I weaned DD when she was about 3.5 years old. You can read about it here. DS is now the age that DD was when I began limiting her day nursing (she was already nightweaned at this point). I haven’t restricted DS’s nursing at all, for two main reasons. First, this is my last child and when he’s done there will be no more children at my breast. It’s a huge milestone for me, and a step that I haven’t quite been prepared to take just yet. Second, DS is a very intense child when it comes to expressing his frustration. To deny him the breast will mean dealing with his unique, screeching cry, which tends to put my nerves on edge. It might just be easier to nurse him then feel like I’m ripping his heart out!
But lately I’ve been finding myself feeling that old familiar feeling I had with DD – there have been times lately when I’m not enjoying nursing. It’s certainly not all the time…yet. But I sense that the time is coming and I don’t want to get to the point I did with DD, where I really didn’t enjoy it. I think what I’m feeling is perfectly natural and is Nature’s way, so I don’t have any guilt about it. It’s just such a huge step…
So today I’ve been giving thought to beginning the weaning process, and I’ve stumbled across some interesting issues. It was easier to explain to DD what was going on as she was more verbal and could ask questions. While DS may understand, he can’t discuss it with me and I already know his reaction will be intense. I wonder if I have the emotional fortitude to deal with his tantrums should I begin to deny him the breast. DD just never reacted the way he did, and she was more readily distracted.
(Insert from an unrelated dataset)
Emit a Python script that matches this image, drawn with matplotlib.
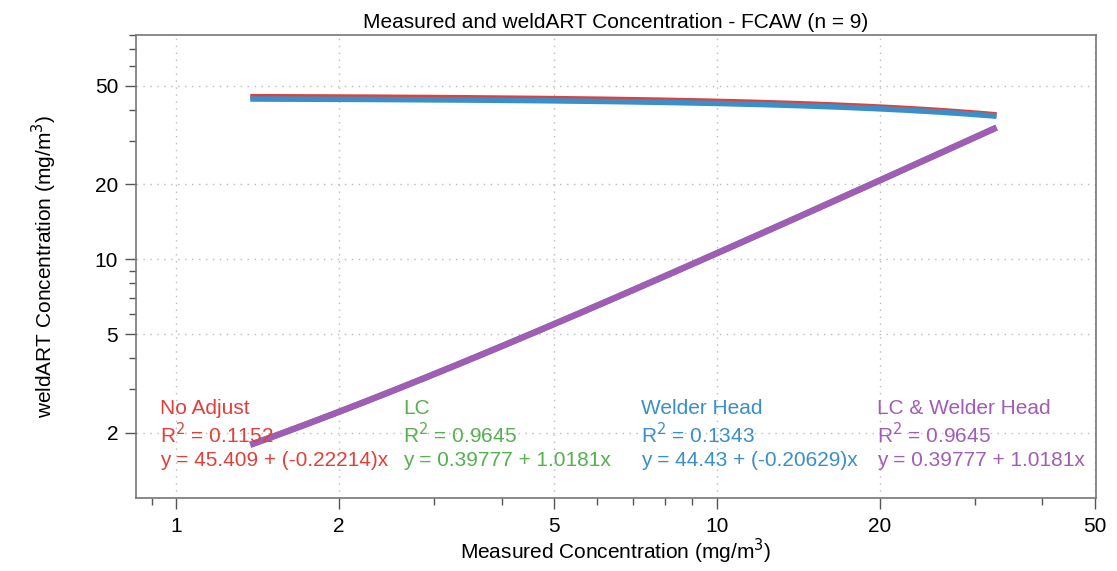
import numpy as np
import matplotlib.pyplot as plt
from matplotlib.ticker import FixedLocator, FixedFormatter, LogLocator, NullFormatter

plt.rcParams['font.family'] = ['Liberation Sans', 'DejaVu Sans']

# fit results
names = ["No Adjust", "LC", "Welder Head", "LC & Welder Head"]
intercepts = [45.409, 0.39777, 44.43, 0.39777]
slopes = [-0.22214, 1.0181, -0.20629, 1.0181]
r2 = [0.1152, 0.9645, 0.1343, 0.9645]
colors = ["#e0403a", "#55b04f", "#3a8fc8", "#a15cb8"]
x_min, x_max = 1.37, 32.9   # range of measured concentrations

fig = plt.figure(figsize=(11.17, 5.71), dpi=100)
ax = fig.add_axes([0.122, 0.127, 0.859, 0.812])

xs = np.geomspace(x_min, x_max, 200)
# draw order: green under purple, red under blue
for i in [1, 3, 0, 2]:
    ys = intercepts[i] + slopes[i] * xs
    ax.plot(xs, ys, color=colors[i], lw=4.5 if i in (1, 3) else 4, solid_capstyle='butt')

ax.set_xscale('log')
ax.set_yscale('log')
ax.set_xlim(0.843, 50.2)
ax.set_ylim(1.09, 80)

xt = [1, 2, 5, 10, 20, 50]
yt = [2, 5, 10, 20, 50]
ax.xaxis.set_major_locator(FixedLocator(xt))
ax.xaxis.set_major_formatter(FixedFormatter([str(v) for v in xt]))
ax.yaxis.set_major_locator(FixedLocator(yt))
ax.yaxis.set_major_formatter(FixedFormatter([str(v) for v in yt]))
ax.xaxis.set_minor_locator(LogLocator(base=10, subs=np.arange(1, 10)))
ax.yaxis.set_minor_locator(LogLocator(base=10, subs=np.arange(1, 10)))
ax.xaxis.set_minor_formatter(NullFormatter())
ax.yaxis.set_minor_formatter(NullFormatter())

ax.tick_params(which='major', direction='out', length=8, width=1, color='#555555', labelsize=15, pad=5)
ax.tick_params(which='minor', direction='out', length=5, width=1, color='#555555')
for s in ax.spines.values():
    s.set_color('#777777')
    s.set_linewidth(1.2)

ax.grid(which='major', linestyle=(0, (1, 4)), color='#bbbbbb', lw=1)

ax.set_title("Measured and weldART Concentration - FCAW (n = 9)", fontsize=15, pad=5)
ax.set_xlabel("Measured Concentration (mg/m$^3$)", fontsize=15, labelpad=1)
ax.set_ylabel("weldART Concentration (mg/m$^3$)", fontsize=15, labelpad=26)

xpos = [0.025, 0.278, 0.526, 0.772]
for i in range(4):
    if slopes[i] < 0:
        eq = "y = %s + (%s)x" % (intercepts[i], slopes[i])
    else:
        eq = "y = %s + %sx" % (intercepts[i], slopes[i])
    ax.text(xpos[i], 0.194, names[i], transform=ax.transAxes, color=colors[i], fontsize=15, va='center')
    ax.text(xpos[i], 0.138, "R$^2$ = %.4f" % r2[i], transform=ax.transAxes, color=colors[i], fontsize=15, va='center')
    ax.text(xpos[i], 0.082, eq, transform=ax.transAxes, color=colors[i], fontsize=15, va='center')

fig.savefig("out.png", dpi=100)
And as I thought about this I began to wonder about something: are his feelings really more intense? OR, are his feelings the same but he just expresses himself in a more intense manner? I’ve always subconciously assumed that he can’t handle things as well as DD did, based on the extremity of his responses. For example, DS still cannot deal with “first we do X, then we do Y” even if X is really short and within his ability to grasp timewise. DD could totally get this at his age. But, is it that he doesn’t understand and only hears “no”? Or is it that he *does* understand but just doesn’t want to wait?
Well, in writing this I believe I’ve made up my mind – I do want to start, knowing it will be a slow process. I think I’ll start with nightweaning – who wouldn’t want more sleep? Maybe I’ll have him sleep with DH tonight and see how that goes. I’ll keep y’all posted!